>> Start
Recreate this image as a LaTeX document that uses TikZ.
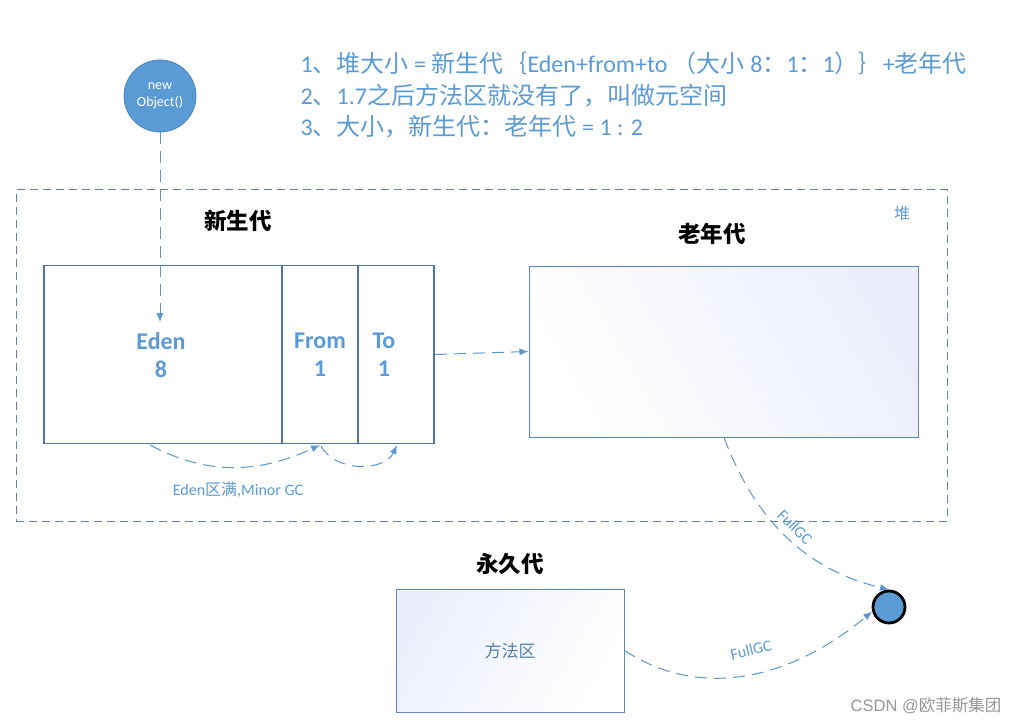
\documentclass[tikz,border=0pt]{standalone}
\usepackage{fontspec}
\setmainfont{Carlito}
\newfontfamily\cjk{Noto Sans CJK SC}
\newfontfamily\arialf{Liberation Sans}
\usetikzlibrary{arrows.meta}
\definecolor{tblue}{RGB}{91,155,213}
\definecolor{ybord}{RGB}{79,114,176}
\definecolor{obord}{RGB}{95,135,185}
\definecolor{hbord}{RGB}{95,130,165}
\definecolor{lblue}{RGB}{91,150,205}
\definecolor{mtext}{RGB}{80,125,175}
\definecolor{lav}{RGB}{236,239,251}
\definecolor{wm}{RGB}{150,150,150}
\tikzset{
  dline/.style={draw=lblue, line width=1pt, dash pattern=on 12pt off 7pt, -{Latex[length=9pt,width=7pt]}},
  ybox/.style={draw=ybord, line width=1.8pt, inner sep=0pt, minimum height=178},
  gbox/.style={draw=obord, line width=1pt, inner sep=0pt},
  boxtxt/.style={text=tblue, font=\bfseries\fontsize{24}{28}\selectfont, align=center},
  head/.style={font=\cjk\bfseries\fontsize{22.5}{26}\selectfont, text=black},
  topline/.style={anchor=west, text=tblue, font=\fontsize{24}{28}\selectfont},
  lbl/.style={text=tblue, font=\fontsize{16}{18}\selectfont}
}
\begin{document}
\begin{tikzpicture}[x=1pt,y=1pt]
\useasboundingbox (0,0) rectangle (1035,-727);
\fill[white] (0,0) rectangle (1035,-727);

% heap dashed region
\node[draw=hbord, line width=1pt, dash pattern=on 8pt off 5pt, minimum width=931, minimum height=331, inner sep=0pt] (heap) at (481.5,-355.5) {};
\node[text=tblue, font=\cjk\fontsize{16}{18}\selectfont] (heaplbl) at (902,-213) {堆};

% top notes
\node[topline] (l1) at (297,-63) {1{\cjk 、堆大小} = {\cjk 新生代｛}Eden+from+to {\cjk （大小} 8{\cjk ：}1{\cjk ：}1{\cjk ）｝}+{\cjk 老年代}};
\node[topline] (l2) at (297,-96) {2{\cjk 、}1.7{\cjk 之后方法区就没有了，叫做元空间}};
\node[topline] (l3) at (297,-127) {3{\cjk 、大小，新生代：老年代} = 1 : 2};

% new object
\node[circle, fill=tblue, draw={rgb,255:red,75;green,135;blue,195}, line width=0.8pt, minimum size=72, inner sep=0pt, text=white, align=center, font=\fontsize{14}{17}\selectfont] (obj) at (160,-96) {new\\Object()};

% young generation
\node[head] (young) at (238,-221) {新生代};
\node[ybox, minimum width=238] (eden) at (163,-354.5) {};
\node[ybox, minimum width=76] (from) at (320,-354.5) {};
\node[ybox, minimum width=76] (to) at (396,-354.5) {};
\node[boxtxt] (edent) at (161,-355) {Eden\\8};
\node[boxtxt] (fromt) at (320,-355) {From\\1};
\node[boxtxt] (tot) at (384,-355) {To\\1};

% old generation
\node[head] (oldlbl) at (712,-234) {老年代};
\node[gbox, minimum width=389, minimum height=171, left color=white, right color=lav, shading angle=120] (old) at (723.5,-351.5) {};

% permanent generation
\node[head] (permlbl) at (510,-564) {永久代};
\node[gbox, minimum width=228, minimum height=123, left color=lav, right color=white, shading angle=60] (meth) at (510,-650.5) {};
\node[text=mtext, font=\cjk\fontsize{17}{20}\selectfont] (metht) at (510,-651) {方法区};

% gc target
\node[circle, fill=tblue, draw=black, line width=2.8pt, minimum size=32, inner sep=0pt] (gc) at (889,-607) {};

% connectors
\coordinate (edenin) at (160,-322);
\draw[dline] (obj.south) -- (edenin);
\draw[dline] (to.east) -- (old.west);

\coordinate (e1) at (150,-445);
\coordinate (f1) at (320,-445);
\coordinate (f2) at (321,-446);
\coordinate (t1) at (397,-445);
\draw[dline] (e1) to[out=-28, in=-155] (f1);
\draw[dline] (f2) to[out=-62, in=-115] (t1);
\node[lbl] (minor) at (238,-490) {Eden{\cjk 区满},Minor GC};

\coordinate (o1) at (724,-437.5);
\draw[dline] (o1) .. controls (754,-517) and (803,-569) .. (gc.north);
\node[lbl, rotate=-45] (fg1) at (795,-527) {FullGC};

\draw[dline] (meth.east) .. controls (700,-700) and (790,-680) .. (gc.195);
\node[lbl, rotate=14] (fg2) at (751,-650) {FullGC};

% watermark
\node[text=wm, font=\fontsize{16.5}{19}\selectfont] (wmk) at (926,-706) {\arialf CSDN @{\cjk 欧菲斯集团}};
\end{tikzpicture}
\end{document}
>> End
→ GIVEN REQUEST: Go through the material above and print all of it exactly, except the pictures.

→ RESPONSE TO THIS EXERCISE:
Recreate this image as a LaTeX document that uses TikZ.
\documentclass[tikz,border=0pt]{standalone}
\usepackage{fontspec}
\setmainfont{Carlito}
\newfontfamily\cjk{Noto Sans CJK SC}
\newfontfamily\arialf{Liberation Sans}
\usetikzlibrary{arrows.meta}
\definecolor{tblue}{RGB}{91,155,213}
\definecolor{ybord}{RGB}{79,114,176}
\definecolor{obord}{RGB}{95,135,185}
\definecolor{hbord}{RGB}{95,130,165}
\definecolor{lblue}{RGB}{91,150,205}
\definecolor{mtext}{RGB}{80,125,175}
\definecolor{lav}{RGB}{236,239,251}
\definecolor{wm}{RGB}{150,150,150}
\tikzset{
  dline/.style={draw=lblue, line width=1pt, dash pattern=on 12pt off 7pt, -{Latex[length=9pt,width=7pt]}},
  ybox/.style={draw=ybord, line width=1.8pt, inner sep=0pt, minimum height=178},
  gbox/.style={draw=obord, line width=1pt, inner sep=0pt},
  boxtxt/.style={text=tblue, font=\bfseries\fontsize{24}{28}\selectfont, align=center},
  head/.style={font=\cjk\bfseries\fontsize{22.5}{26}\selectfont, text=black},
  topline/.style={anchor=west, text=tblue, font=\fontsize{24}{28}\selectfont},
  lbl/.style={text=tblue, font=\fontsize{16}{18}\selectfont}
}
\begin{document}
\begin{tikzpicture}[x=1pt,y=1pt]
\useasboundingbox (0,0) rectangle (1035,-727);
\fill[white] (0,0) rectangle (1035,-727);

% heap dashed region
\node[draw=hbord, line width=1pt, dash pattern=on 8pt off 5pt, minimum width=931, minimum height=331, inner sep=0pt] (heap) at (481.5,-355.5) {};
\node[text=tblue, font=\cjk\fontsize{16}{18}\selectfont] (heaplbl) at (902,-213) {堆};

% top notes
\node[topline] (l1) at (297,-63) {1{\cjk 、堆大小} = {\cjk 新生代｛}Eden+from+to {\cjk （大小} 8{\cjk ：}1{\cjk ：}1{\cjk ）｝}+{\cjk 老年代}};
\node[topline] (l2) at (297,-96) {2{\cjk 、}1.7{\cjk 之后方法区就没有了，叫做元空间}};
\node[topline] (l3) at (297,-127) {3{\cjk 、大小，新生代：老年代} = 1 : 2};

% new object
\node[circle, fill=tblue, draw={rgb,255:red,75;green,135;blue,195}, line width=0.8pt, minimum size=72, inner sep=0pt, text=white, align=center, font=\fontsize{14}{17}\selectfont] (obj) at (160,-96) {new\\Object()};

% young generation
\node[head] (young) at (238,-221) {新生代};
\node[ybox, minimum width=238] (eden) at (163,-354.5) {};
\node[ybox, minimum width=76] (from) at (320,-354.5) {};
\node[ybox, minimum width=76] (to) at (396,-354.5) {};
\node[boxtxt] (edent) at (161,-355) {Eden\\8};
\node[boxtxt] (fromt) at (320,-355) {From\\1};
\node[boxtxt] (tot) at (384,-355) {To\\1};

% old generation
\node[head] (oldlbl) at (712,-234) {老年代};
\node[gbox, minimum width=389, minimum height=171, left color=white, right color=lav, shading angle=120] (old) at (723.5,-351.5) {};

% permanent generation
\node[head] (permlbl) at (510,-564) {永久代};
\node[gbox, minimum width=228, minimum height=123, left color=lav, right color=white, shading angle=60] (meth) at (510,-650.5) {};
\node[text=mtext, font=\cjk\fontsize{17}{20}\selectfont] (metht) at (510,-651) {方法区};

% gc target
\node[circle, fill=tblue, draw=black, line width=2.8pt, minimum size=32, inner sep=0pt] (gc) at (889,-607) {};

% connectors
\coordinate (edenin) at (160,-322);
\draw[dline] (obj.south) -- (edenin);
\draw[dline] (to.east) -- (old.west);

\coordinate (e1) at (150,-445);
\coordinate (f1) at (320,-445);
\coordinate (f2) at (321,-446);
\coordinate (t1) at (397,-445);
\draw[dline] (e1) to[out=-28, in=-155] (f1);
\draw[dline] (f2) to[out=-62, in=-115] (t1);
\node[lbl] (minor) at (238,-490) {Eden{\cjk 区满},Minor GC};

\coordinate (o1) at (724,-437.5);
\draw[dline] (o1) .. controls (754,-517) and (803,-569) .. (gc.north);
\node[lbl, rotate=-45] (fg1) at (795,-527) {FullGC};

\draw[dline] (meth.east) .. controls (700,-700) and (790,-680) .. (gc.195);
\node[lbl, rotate=14] (fg2) at (751,-650) {FullGC};

% watermark
\node[text=wm, font=\fontsize{16.5}{19}\selectfont] (wmk) at (926,-706) {\arialf CSDN @{\cjk 欧菲斯集团}};
\end{tikzpicture}
\end{document}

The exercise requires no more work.